Марк Галлай, летчик-испытатель, Герой Советского Союза: «Мне позвонил незнакомый человек, представился журналистом и сказал, что собирается писать книгу о летчиках-испытателях. Я ответил, что рад буду помочь, но что для беседы с журналистом мне требуется прямое указание или, по крайней мере, разрешение начальства. Разрешение я получил на следующий же день, но Толя многие годы потом меня поддразнивал: «Первое, что я, узнал о тебе, это то, что ты формалист».
В авиации Анатолия, что называется, «приняли». Наверное, сыграло в этом свою роль и то, что он и сам был не чужд ей — учился в авиационной школе и даже получил специальность авиационного штурмана, и присущее ему личное обаяние, но прежде всего, я думаю, то, что летчики сразу почувствовали: об их деле он собирается написать всерьез. Интересуется не только и не столько «острыми случаями» и «безвыходными положениями», а глубинной сутью испытательной работы, тем, что она — умная. Мы, пожалуй, одними из первых узнали, что так он подходит ко всему, о чем собираете писать. «Глубоко копает!»— сказали нещедрые на одобрение летчики.
Смелость бывает разная. И я думаю, одна из высших ее форм — смелость мысли. Умение безбоязненно доводить свои размышления до конца, не пугаясь, что они заводят куда-то «не туда», приводят к чему-то, что «не полагается». Подобные тормоза на него не действовали. И эта — повторяю, высшая — смелость, вознаграждалась теми самыми, новыми, свежими, нестандартными результатами. Новая инициатива, новый почин — мы так привыкли, что это хорошо. Оказывается — не всегда («Несостоявшийся почин»). Красная доска — ясное, казалось бы, дело, что на ней лучшие работники. Оказывается—не совсем, полезно еще посмотреть ведомость на зарплату («С чего начинается качество»). Обслуживающие обслуживают — обслуживаемые обслуживаются, вроде бы аксиома. Аграновский отыскивает официанта, который высказывает мнение (а журналист не пропускает его мимо), что «все мы друг другу служим» («Официант»). Кстати, он никогда не забывал сослаться на то, что, «как сказал один знакомый врач» (токарь, летчик, официант)… Это — о его исключительной щепетильности.

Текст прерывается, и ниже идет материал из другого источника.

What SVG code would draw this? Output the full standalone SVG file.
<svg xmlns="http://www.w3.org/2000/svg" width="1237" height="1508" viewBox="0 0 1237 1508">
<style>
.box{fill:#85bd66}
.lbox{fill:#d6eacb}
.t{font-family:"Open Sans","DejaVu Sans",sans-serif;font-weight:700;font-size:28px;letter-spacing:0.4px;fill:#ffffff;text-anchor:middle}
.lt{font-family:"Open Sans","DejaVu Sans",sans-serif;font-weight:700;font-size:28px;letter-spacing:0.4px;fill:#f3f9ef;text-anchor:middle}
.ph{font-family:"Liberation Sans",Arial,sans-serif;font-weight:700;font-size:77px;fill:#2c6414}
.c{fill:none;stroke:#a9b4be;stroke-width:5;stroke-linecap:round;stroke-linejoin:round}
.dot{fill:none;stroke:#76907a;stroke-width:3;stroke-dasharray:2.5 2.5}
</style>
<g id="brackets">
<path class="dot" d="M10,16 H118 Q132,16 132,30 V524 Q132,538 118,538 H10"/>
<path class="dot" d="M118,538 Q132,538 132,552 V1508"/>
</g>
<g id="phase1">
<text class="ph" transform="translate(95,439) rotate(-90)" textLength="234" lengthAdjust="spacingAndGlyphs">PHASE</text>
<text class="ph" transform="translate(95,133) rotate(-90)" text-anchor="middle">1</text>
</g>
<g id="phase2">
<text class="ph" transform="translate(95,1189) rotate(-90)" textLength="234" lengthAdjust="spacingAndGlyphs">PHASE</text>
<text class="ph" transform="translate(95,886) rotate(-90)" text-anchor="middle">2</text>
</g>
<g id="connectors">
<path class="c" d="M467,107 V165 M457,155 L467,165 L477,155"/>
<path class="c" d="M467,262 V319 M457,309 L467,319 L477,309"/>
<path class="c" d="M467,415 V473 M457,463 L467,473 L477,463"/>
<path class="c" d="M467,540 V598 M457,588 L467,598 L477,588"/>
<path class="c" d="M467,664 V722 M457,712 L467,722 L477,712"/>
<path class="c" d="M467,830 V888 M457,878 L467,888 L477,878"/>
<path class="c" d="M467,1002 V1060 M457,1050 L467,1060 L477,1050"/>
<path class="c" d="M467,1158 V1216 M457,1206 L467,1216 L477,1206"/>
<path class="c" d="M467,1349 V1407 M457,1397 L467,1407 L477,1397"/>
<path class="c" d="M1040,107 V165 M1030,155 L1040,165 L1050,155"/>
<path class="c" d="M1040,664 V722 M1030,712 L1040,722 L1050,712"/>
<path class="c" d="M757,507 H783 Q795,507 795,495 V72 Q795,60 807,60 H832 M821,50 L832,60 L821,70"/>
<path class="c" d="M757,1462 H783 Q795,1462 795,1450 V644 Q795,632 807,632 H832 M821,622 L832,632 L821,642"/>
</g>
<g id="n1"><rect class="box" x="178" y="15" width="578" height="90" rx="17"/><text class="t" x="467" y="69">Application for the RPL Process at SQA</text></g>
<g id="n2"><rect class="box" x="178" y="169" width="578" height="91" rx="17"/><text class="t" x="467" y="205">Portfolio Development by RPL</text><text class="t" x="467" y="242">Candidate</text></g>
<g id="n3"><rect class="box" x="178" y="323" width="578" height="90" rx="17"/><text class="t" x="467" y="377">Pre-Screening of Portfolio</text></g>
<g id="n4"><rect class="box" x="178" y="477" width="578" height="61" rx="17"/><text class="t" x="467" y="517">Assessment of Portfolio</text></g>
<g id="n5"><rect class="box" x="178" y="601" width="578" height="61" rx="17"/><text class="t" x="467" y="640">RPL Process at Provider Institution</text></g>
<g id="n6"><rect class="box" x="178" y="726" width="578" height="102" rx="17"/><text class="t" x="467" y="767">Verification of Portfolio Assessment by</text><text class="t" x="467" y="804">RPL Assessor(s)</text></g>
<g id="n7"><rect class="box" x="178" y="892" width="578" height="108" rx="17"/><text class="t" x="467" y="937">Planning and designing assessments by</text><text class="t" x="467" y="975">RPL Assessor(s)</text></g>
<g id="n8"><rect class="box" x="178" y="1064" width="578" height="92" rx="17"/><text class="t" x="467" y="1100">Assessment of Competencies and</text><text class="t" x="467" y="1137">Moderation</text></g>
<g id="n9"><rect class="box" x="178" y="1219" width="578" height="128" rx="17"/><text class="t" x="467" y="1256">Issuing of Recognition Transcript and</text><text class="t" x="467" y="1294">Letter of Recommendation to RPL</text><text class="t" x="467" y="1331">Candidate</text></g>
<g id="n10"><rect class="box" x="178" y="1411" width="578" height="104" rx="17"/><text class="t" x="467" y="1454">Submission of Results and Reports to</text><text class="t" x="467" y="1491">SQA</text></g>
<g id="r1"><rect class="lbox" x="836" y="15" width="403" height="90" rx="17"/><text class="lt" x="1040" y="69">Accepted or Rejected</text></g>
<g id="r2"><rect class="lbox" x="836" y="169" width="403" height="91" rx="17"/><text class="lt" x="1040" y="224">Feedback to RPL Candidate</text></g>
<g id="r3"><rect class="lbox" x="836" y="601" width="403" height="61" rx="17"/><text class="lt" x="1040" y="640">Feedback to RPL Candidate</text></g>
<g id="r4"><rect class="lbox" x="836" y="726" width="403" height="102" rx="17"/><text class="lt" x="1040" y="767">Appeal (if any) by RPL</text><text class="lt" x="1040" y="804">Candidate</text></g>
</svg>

Вообще редкой порядочности человеком он был!..»
Аграновский как-то писал о своих героях: «незаменимые». И расшифровывал: «Незаменимые — это всегда люди долга… Вне сознания выполненного долга им может быть тепло, уютно, сытно, но полного ощущения счастья не будет. Однако этого мало. Они любят свою работу, им нравится дело, которым заняты они… Нравится? Любят? Но при чем же тогда чувство долга?»
Журналист задается вопросом и отвечает: «Долг,— говорил Гете,— там, где любят то, что сами себе приказывают».
Они ему родня — его незаменимые.
— Марк Лазаревич,— спросил я Галлая,— вы и Золотую Звезду, и славу, и все-все обрели до Толиных строк. Вы из немногих, кто ничем ему не обязан.
— Дружбой. Это самая высокая награда.
…Другом он был верным. Когда случилось несчастье с одним из летчиков-испытателей, потребовалась специальная подвесная кровать с разными премудрыми устройствами. Аграновский за ночь обзвонил, собрал конструкторов, врачей, рабочих-специалистов. К утру кровать была готова.
Зарабатывать свой собственный хлеб он начал с пятнадцати лет. Даже когда учился в педагогическом институте (по образованию Аграновский — историк, военная специальность — авиационный штурман), даже когда учился — работал: художником-мультипликатором на киностудии, помощником кинооператора, ретушером в издательстве, художником-оформителем на изофабрике. В 1947 году пришел в одну из центральных газет — репортер, литсотрудник, зам. зав. отделом.
В начале 1951 года по отделу прошла ошибка, виноват оказался один из старейших журналистов газеты, для старика это — конец. Молодой Аграновский берет вину на себя, не часть, не долю — всю целиком. 13 февраля 1951 года в его трудовой книжке появляется запись: «Освобожден от работы в редакции… за обывательское отношение к своим обязанностям».
Через три года газета приглашает его обратно. Подбирали коллектив не только по профессиональным качествам, но и по человеческим, учитывали прежде всего совместимость людей. То была прекрасная пора — 1954 год. В газете возобновился «ансамбль верстки и правки». Выступали с блеском в Доме литераторов, в Доме кино, в Доме журналиста, в ВТО. В «ансамбле» были цирковые номера, и в роли укротителя слишком ретивых выступал Аграновский. Было две оперы, в одной из них — «В вашем доме» партию молодого поэта Ленского исполнял тоже Аграновский. Песни, частушки — опять он. Выходил на сцену в темно-вишневом жакете, молодой, красивый. «Наш примадон» — так его звали.